Goosebumps reading that line by Maslow.
And this is worth a re-read: “Not only does the experience of tragedy give us an exceptional opportunity for growth, but some sort of suffering is also necessary for a person to achieve maximal psychological growth…”
Sounds an awful lot like life’s apprenticeship.
Can you reframe any failures in your life in a more empowering (+ self-compassionate!) way?
Self-efficacy + Self-compassion
“Researchers who study motivation have consistently found that our level of self-confidence has a dramatic impact on our ability to reach our goals. Dozens of studies have confirmed that our beliefs in our own abilities—which research psychologist Albert Bandura terms “self-efficacy” beliefs—are directly related to our ability to achieve our dreams.
For example, one study followed more than two hundred high school wrestlers through the course of one wrestling season. It was found that, independent of prior success at wrestling, those students who had stronger self-efficacy beliefs won more matches than those who doubted themselves. This was especially apparent in high-pressure overtime situations where the match was tied. Wrestling matches decided in overtime are “sudden death”—where the first wrestler to score wins. They are difficult because both wrestlers are exhausted, and a tie indicates an even match of physical skills. In such cases, the only factor that predicts a win is the wrestler’s mental belief in his own ability.”

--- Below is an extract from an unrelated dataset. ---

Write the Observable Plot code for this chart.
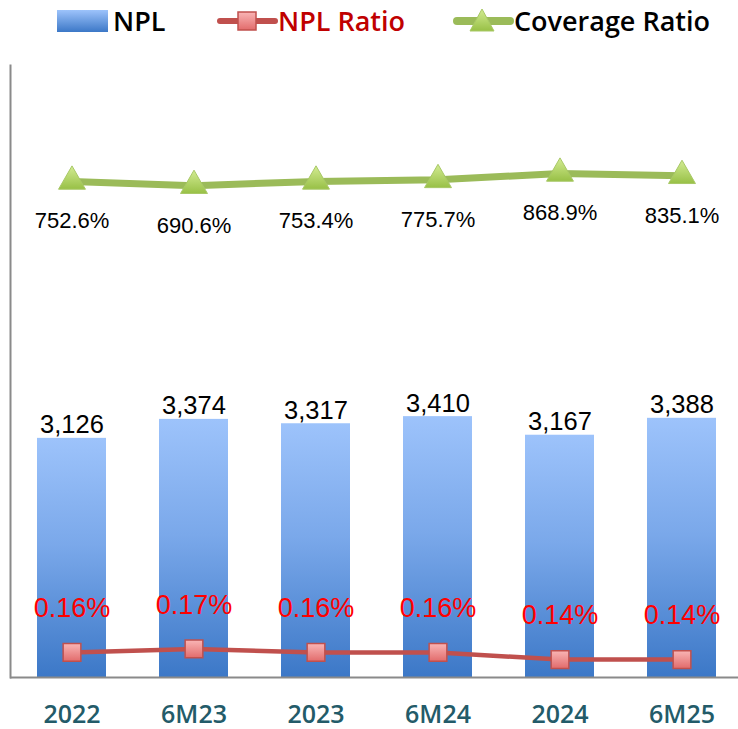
<!DOCTYPE html>
<html><head><meta charset="utf-8">
<script src="https://cdn.jsdelivr.net/npm/d3@7"></script>
<script src="https://cdn.jsdelivr.net/npm/@observablehq/plot@0.6"></script>
<style>
body{margin:0;background:#fff;}
#legend{height:40px;position:relative;}
#chart svg{display:block;}
</style>
</head><body>
<div id="legend"></div>
<div id="chart"></div>
<script>
const categories = ["2022","6M23","2023","6M24","2024","6M25"];
const npl = [3126, 3374, 3317, 3410, 3167, 3388];
const nplRatio = [0.16, 0.17, 0.16, 0.16, 0.14, 0.14];
const coverageRatio = [752.6, 690.6, 753.4, 775.7, 868.9, 835.1];
const nplLabels = ["3,126","3,374","3,317","3,410","3,167","3,388"];
const nplRatioLabels = ["0.16%","0.17%","0.16%","0.16%","0.14%","0.14%"];
const coverageLabels = ["752.6%","690.6%","753.4%","775.7%","868.9%","835.1%"];

const rows = categories.map((c,i)=>({cat:c, npl:npl[i], ratio:nplRatio[i], cov:coverageRatio[i],
  nplLab:nplLabels[i], ratioLab:nplRatioLabels[i], covLab:coverageLabels[i]}));

// secondary quantities placed on the primary (NPL) scale
const covY = d => 5807 + 0.9*d.cov;
const ratioY = d => -409 + 4600*d.ratio;

const numFont = "Liberation Sans, Arial, sans-serif";

const defs = () => {
  const ns = "http://www.w3.org/2000/svg";
  const g = document.createElementNS(ns, "defs");
  g.innerHTML = `
    <linearGradient id="barGrad" x1="0" y1="0" x2="0" y2="1">
      <stop offset="0" stop-color="#9dc3fb"/>
      <stop offset="0.45" stop-color="#7aa8ea"/>
      <stop offset="1" stop-color="#3c78c7"/>
    </linearGradient>
    <linearGradient id="sqGrad" x1="0" y1="0" x2="0" y2="1">
      <stop offset="0" stop-color="#f9b5b5"/>
      <stop offset="1" stop-color="#e26b6b"/>
    </linearGradient>
    <linearGradient id="triGrad" x1="0" y1="0" x2="0" y2="1">
      <stop offset="0" stop-color="#d3ec93"/>
      <stop offset="1" stop-color="#98c046"/>
    </linearGradient>`;
  return g;
};

const plot = Plot.plot({
  width: 738,
  height: 689,
  marginTop: 25,
  marginBottom: 52,
  marginLeft: 10,
  marginRight: 0,
  x: {domain: categories, range: [11, 743], paddingInner: 0.434, paddingOuter: 0.217, axis: null},
  y: {domain: [0, 8000], axis: null},
  marks: [
    defs,
    Plot.barY(rows, {x: "cat", y: "npl", fill: "url(#barGrad)"}),
    Plot.ruleY([0], {stroke: "#8a8a8a", strokeWidth: 2}),
    Plot.frame({anchor: "left", stroke: "#8a8a8a", strokeWidth: 2}),
    Plot.text(rows, {x: "cat", y: "npl", text: "nplLab", lineAnchor: "bottom", dy: -5,
      fontSize: 25.5, fontFamily: numFont, fill: "#000"}),
    Plot.line(rows, {x: "cat", y: covY, stroke: "#9bbb59", strokeWidth: 7, curve: "linear"}),
    Plot.dot(rows, {x: "cat", y: covY, symbol: "triangle", r: 10, fill: "url(#triGrad)", stroke: "#a8c866", strokeWidth: 1}),
    Plot.text(rows, {x: "cat", y: covY, text: "covLab", dy: 40, fontSize: 22, fontFamily: numFont, fill: "#000"}),
    Plot.line(rows, {x: "cat", y: ratioY, stroke: "#c0504d", strokeWidth: 4.5}),
    Plot.dot(rows, {x: "cat", y: ratioY, symbol: "square", r: 10, fill: "url(#sqGrad)", stroke: "#c0504d", strokeWidth: 1.5}),
    Plot.text(rows, {x: "cat", y: ratioY, text: "ratioLab", dy: -44, fontSize: 27, fontFamily: numFont, fill: "#ff0000"}),
    Plot.text(rows, {x: "cat", y: 0, text: "cat", dy: 37, fontSize: 25, fontWeight: 600,
      fontFamily: "Open Sans, sans-serif", fill: "#235b69"})
  ]
});
document.getElementById("chart").appendChild(plot);

// legend
const lf = "Open Sans, sans-serif";
document.getElementById("legend").innerHTML = `
<svg width="738" height="40" style="display:block">
  <defs>
    <linearGradient id="lgBar" x1="0" y1="0" x2="0" y2="1">
      <stop offset="0" stop-color="#9dc3fb"/><stop offset="1" stop-color="#3c78c7"/>
    </linearGradient>
    <linearGradient id="lgSq" x1="0" y1="0" x2="0" y2="1">
      <stop offset="0" stop-color="#f9b5b5"/><stop offset="1" stop-color="#e26b6b"/>
    </linearGradient>
    <linearGradient id="lgTri" x1="0" y1="0" x2="0" y2="1">
      <stop offset="0" stop-color="#d3ec93"/><stop offset="1" stop-color="#98c046"/>
    </linearGradient>
  </defs>
  <rect x="57" y="10" width="51" height="22" fill="url(#lgBar)"/>
  <text x="113" y="20" dominant-baseline="central" font-family="${lf}" font-size="27" font-weight="600" fill="#000">NPL</text>
  <line x1="220" y1="21" x2="275" y2="21" stroke="#c0504d" stroke-width="6" stroke-linecap="round"/>
  <rect x="238" y="12" width="18" height="18" fill="url(#lgSq)" stroke="#c0504d" stroke-width="1.5"/>
  <text x="278" y="20" dominant-baseline="central" font-family="${lf}" font-size="27" font-weight="600" fill="#c00000">NPL Ratio</text>
  <line x1="457" y1="21" x2="510" y2="21" stroke="#9bbb59" stroke-width="8" stroke-linecap="round"/>
  <path d="M482,9 L494,31 L470,31 Z" fill="url(#lgTri)" stroke="#a8c866" stroke-width="1"/>
  <text x="514" y="20" dominant-baseline="central" font-family="${lf}" font-size="27" font-weight="600" fill="#000">Coverage Ratio</text>
</svg>`;
</script>
</body></html>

Wow. First, that’s awesome.
Self-efficacy. Our belief in our own abilities. It’s an *incredibly* important part of our ability to actualize our potential and achieve our dreams in life.
Second: Can you guess what enhances our self-efficacy?
Hint: It’s not self-criticism. (Research shows that self-criticism leads to anxiety which leads to “self-handicapping” protective behaviors like not trying very hard or procrastinating—giving us the excuse that we just didn’t go for it and that’s why we didn’t succeed. <— Not helpful.)
How about self-compassion?
Yep. That’s where it’s at.
The curious paradox is that when I accept myself just as I am, then I can change.